I generally love your advice but I strongly disagree with your take on salary history. You say that a person’s salary history is private. Why should it be private? It’s part of your professional persona. Should your work history also be private? Of course not.
As a hiring manager I need to know what other managers paid you in the past. Don’t I deserve to know what level of experience and quality I’m getting in a new hire?
A candidate’s salary history tells me a lot about them. It tells me when and how much they grew over their career. I want that information and I’m dismayed that you keep telling candidates to keep that information away from me (and other hiring managers).
Where’s the flaw in my argument?
There is no flaw in your argument, because there is no argument. People who say, “I want it — give it to me!” are generally either three years old, or considered immature by other people.

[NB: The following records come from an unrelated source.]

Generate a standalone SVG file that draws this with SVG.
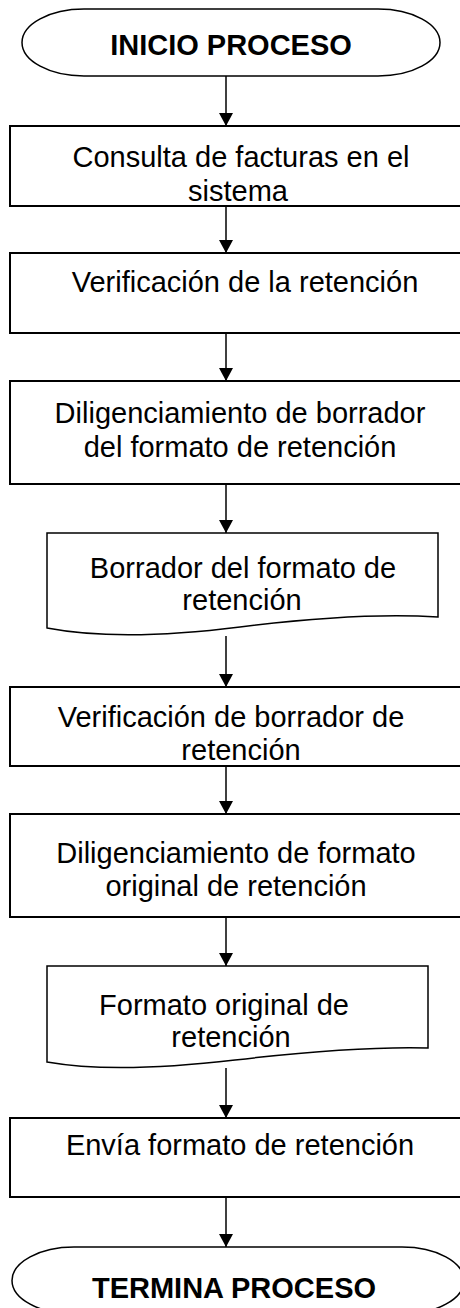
<svg xmlns="http://www.w3.org/2000/svg" width="460" height="1308" viewBox="0 0 460 1308">
<defs>
<style>
.box{fill:#fff;stroke:#000;stroke-width:2}
.term{fill:#fff;stroke:#000;stroke-width:1.5}
.doc{fill:#fff;stroke:#000;stroke-width:1.5}
.t{font-family:"Liberation Sans",Arial,sans-serif;font-size:29px;fill:#000;text-anchor:middle}
.b{font-weight:bold}
.c{stroke:#000;stroke-width:1.5;fill:none}
</style>
<marker id="ah" markerUnits="userSpaceOnUse" markerWidth="14" markerHeight="14" viewBox="0 0 14 14" refX="13" refY="7" orient="auto">
<path d="M0,0 L13,7 L0,14 Z" fill="#000"/>
</marker>
</defs>
<rect width="460" height="1308" fill="#fff"/>
<g id="connectors">
<line class="c" x1="226" y1="76" x2="226" y2="126" marker-end="url(#ah)"/>
<line class="c" x1="226" y1="203" x2="226" y2="253" marker-end="url(#ah)"/>
<line class="c" x1="226" y1="333" x2="226" y2="381" marker-end="url(#ah)"/>
<line class="c" x1="226" y1="484" x2="226" y2="533" marker-end="url(#ah)"/>
<line class="c" x1="226" y1="636" x2="226" y2="687" marker-end="url(#ah)"/>
<line class="c" x1="226" y1="764" x2="226" y2="814" marker-end="url(#ah)"/>
<line class="c" x1="226" y1="917" x2="226" y2="966" marker-end="url(#ah)"/>
<line class="c" x1="226" y1="1068" x2="226" y2="1118" marker-end="url(#ah)"/>
<line class="c" x1="226" y1="1197" x2="226" y2="1247" marker-end="url(#ah)"/>
</g>
<g id="n-inicio">
<rect class="term" x="22" y="9" width="418" height="67" rx="62" ry="33.5"/>
<text class="t b" x="231" y="55">INICIO PROCESO</text>
</g>
<g id="n-consulta">
<rect class="box" x="10" y="126" width="460" height="80"/>
<text class="t" x="241" y="167">Consulta de facturas en el</text>
<text class="t" x="238" y="201">sistema</text>
</g>
<g id="n-verificacion">
<rect class="box" x="10" y="253" width="460" height="80"/>
<text class="t" x="245" y="292">Verificación de la retención</text>
</g>
<g id="n-diligenciamiento-borrador">
<rect class="box" x="10" y="381" width="460" height="103"/>
<text class="t" x="240" y="423">Diligenciamiento de borrador</text>
<text class="t" x="240" y="457">del formato de retención</text>
</g>
<g id="n-doc-borrador">
<path class="doc" d="M47,533 H438 V617 Q360,612 240,627 T47,628 Z"/>
<text class="t" x="243" y="578">Borrador del formato de</text>
<text class="t" x="242" y="610">retención</text>
</g>
<g id="n-verificacion-borrador">
<rect class="box" x="10" y="687" width="460" height="79"/>
<text class="t" x="231" y="727">Verificación de borrador de</text>
<text class="t" x="241" y="760">retención</text>
</g>
<g id="n-diligenciamiento-original">
<rect class="box" x="10" y="814" width="460" height="103"/>
<text class="t" x="236" y="863">Diligenciamiento de formato</text>
<text class="t" x="236" y="896">original de retención</text>
</g>
<g id="n-doc-original">
<path class="doc" d="M47,966 H428 V1048 Q355,1046 235,1060 T47,1062 Z"/>
<text class="t" x="224" y="1015">Formato original de</text>
<text class="t" x="231" y="1047">retención</text>
</g>
<g id="n-envia">
<rect class="box" x="10" y="1118" width="460" height="79"/>
<text class="t" x="240" y="1155">Envía formato de retención</text>
</g>
<g id="n-termina">
<rect class="term" x="12" y="1247" width="452" height="67" rx="62" ry="33.5"/>
<text class="t b" x="234" y="1298">TERMINA PROCESO</text>
</g>
</svg>
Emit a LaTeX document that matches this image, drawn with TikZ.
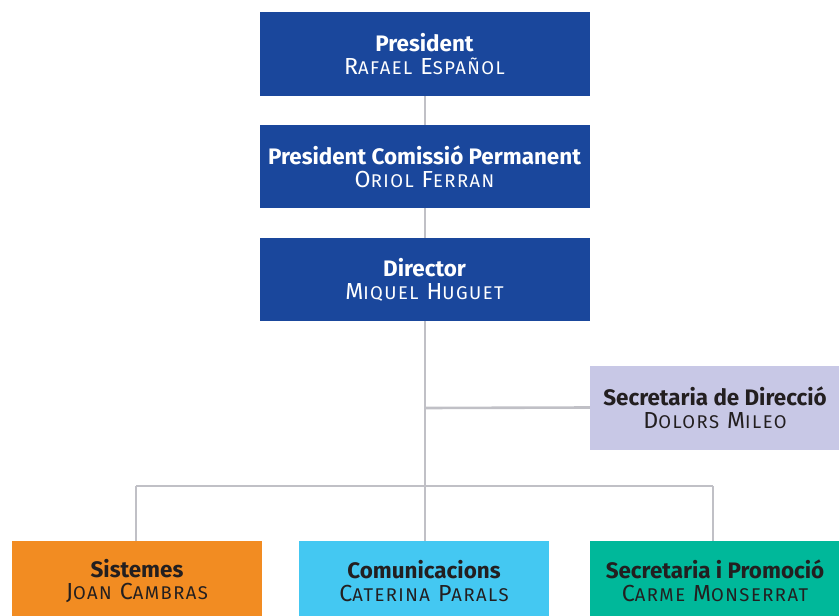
\documentclass[tikz,border=0pt]{standalone}
\usepackage{fontspec}
\setmainfont{Fira Sans}
\newfontfamily\namefont[LetterSpace=8]{Fira Sans}
\definecolor{dblue}{HTML}{1A479C}
\definecolor{lav}{HTML}{C8C8E6}
\definecolor{orng}{HTML}{F28C22}
\definecolor{cyn}{HTML}{44C8F2}
\definecolor{teal}{HTML}{00B89A}
\definecolor{lgray}{HTML}{C0C0C6}
\definecolor{dtext}{HTML}{231F20}
\newcommand\tit[1]{{\fontsize{22.5}{23}\selectfont\bfseries #1}}
\newcommand\nm[1]{{\namefont\fontsize{23.3}{23}\selectfont #1}}
\newcommand\sm[1]{{\fontsize{18.5}{23}\selectfont #1}}
\tikzset{
  orgbox/.style={rectangle, inner sep=0pt, minimum width=330bp, minimum height=83bp, align=center, font=\fontsize{22}{23}\selectfont},
  topbox/.style={orgbox, fill=dblue, text=white},
  subbox/.style={orgbox, minimum width=250bp, text=dtext},
  link/.style={draw=lgray, line width=2.6bp}
}
\begin{document}
\begin{tikzpicture}[x=1bp,y=-1bp]
\clip (0,0) rectangle (839,616);
\useasboundingbox (0,0) rectangle (839,616);
\node[topbox, minimum height=84bp] (pres) at (424.5,54) {\tit{President}\\\nm{R\sm{AFAEL} E\sm{SPAÑOL}}};
\node[topbox] (pcp) at (424.5,166.5) {\tit{President Comissió Permanent}\\\nm{O\sm{RIOL} F\sm{ERRAN}}};
\node[topbox] (dir) at (424.5,279.5) {\tit{Director}\\\nm{M\sm{IQUEL} H\sm{UGUET}}};
\node[subbox, fill=lav, minimum height=84bp] (sec) at (715,407.5) {\tit{Secretaria de Direcció}\\\nm{D\sm{OLORS} M\sm{ILEO}}};
\node[subbox, fill=orng, minimum height=80bp] (sis) at (137,581) {\tit{Sistemes}\\\nm{J\sm{OAN} C\sm{AMBRAS}}};
\node[subbox, fill=cyn, minimum height=80bp] (com) at (424,581) {\tit{Comunicacions}\\\nm{C\sm{ATERINA} P\sm{ARALS}}};
\node[subbox, fill=teal, minimum height=80bp] (sp) at (715,581) {\tit{Secretaria i Promoció}\\\nm{C\sm{ARME} M\sm{ONSERRAT}}};
\coordinate (hub) at (425,486);
\coordinate (jl) at (136,486);
\coordinate (jr) at (713,486);
\coordinate (jm) at (425,408);
\draw[link] (pres.south -| hub) -- (pcp.north -| hub);
\draw[link] (pcp.south -| hub) -- (dir.north -| hub);
\draw[link] (dir.south -| hub) -- (hub);
\draw[link] (jm) -- (sec.west);
\draw[link] (jl) -- (jr);
\draw[link] (jl) -- (jl |- sis.north);
\draw[link] (hub) -- (com.north -| hub);
\draw[link] (jr) -- (jr |- sp.north);
\end{tikzpicture}
\end{document}
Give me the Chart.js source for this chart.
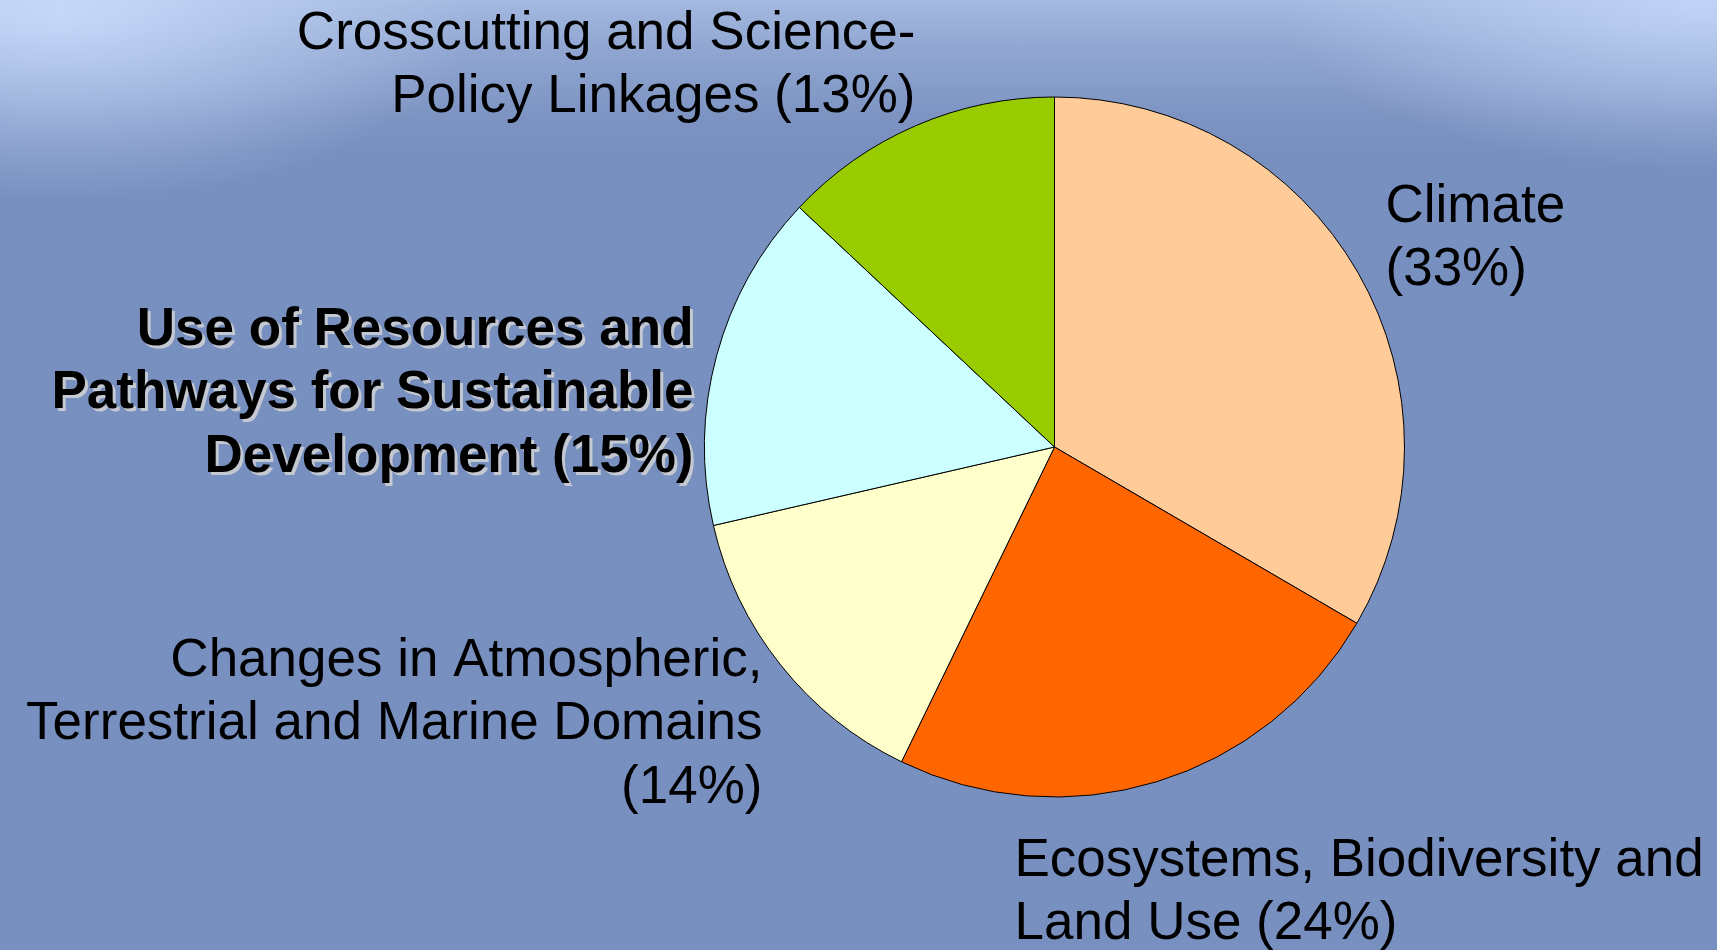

You want someone’s salary history and therefore you should get it — that’s your argument?
People in Hell want ice water, so they say.
Let’s flip the roles and see if your “argument” holds up. Job candidates would love to know what you and your fellow managers are getting paid. They would love to know how much money your company made last year, and how much of that money went into the pockets of the company’s executives.
They would love to know how much your personal compensation is affected by your ability to manage a budget, including your willingness to pay employees below-market wages.
None of that information, of course, is available to job applicants or to employees. It is unreasonable to ask for and expect information from the candidate while sharing nothing whatsoever with that candidate regarding your company’s financial situation, its executive comp plans or even information about how your current employees stack up relative to the local labor market. It’s heavy-handed. It’s unfair.
Only weak and inexperienced recruiters and managers need to know someone’s salary history in order to evaluate that person’s market price tag. I am confident talking to anyone for ten minutes and then telling them what I think they can command in the job market. You can cultivate the same skill if you want to!
Here are five things a person’s salary history says (and doesn’t say) about them:
1. A person’s salary history tells you how much they got paid at each job they’ve held.
2. A person’s salary history doesn’t convey their worth to a new employer in a new role. There are many reasons people take jobs below their capability (and market value). Every assignment is different, and the level of pain also differs from organization to organization.
3. A person’s salary history doesn’t tell us how good they are at their job.
4. A person’s salary history doesn’t convey their passion, enthusiasm or teamwork.
5. Salary history is useless as a gauge of a person’s talent. There are overpaid and underpaid people everywhere.
I used to hire engineers and IT folks from all over the world. Many of them had no idea what they were worth in the U.S. labor market. We had to pay them fairly.
We hired brilliant folks coming out of school. They had no useful salary history. So what? We still had to pay them a fair market wage for their contribution.
When you hire career-changers, people returning to the paid workforce, returning military service members, new grads, former consultants and any other type of non-cookie-cutter candidate, you are going to have to assign a market value without being able to apply their salary history even if you know it.
It’s a good skill to learn!
Step out of fear and into your leadership power. The air is much clearer up here. Try it and you will see!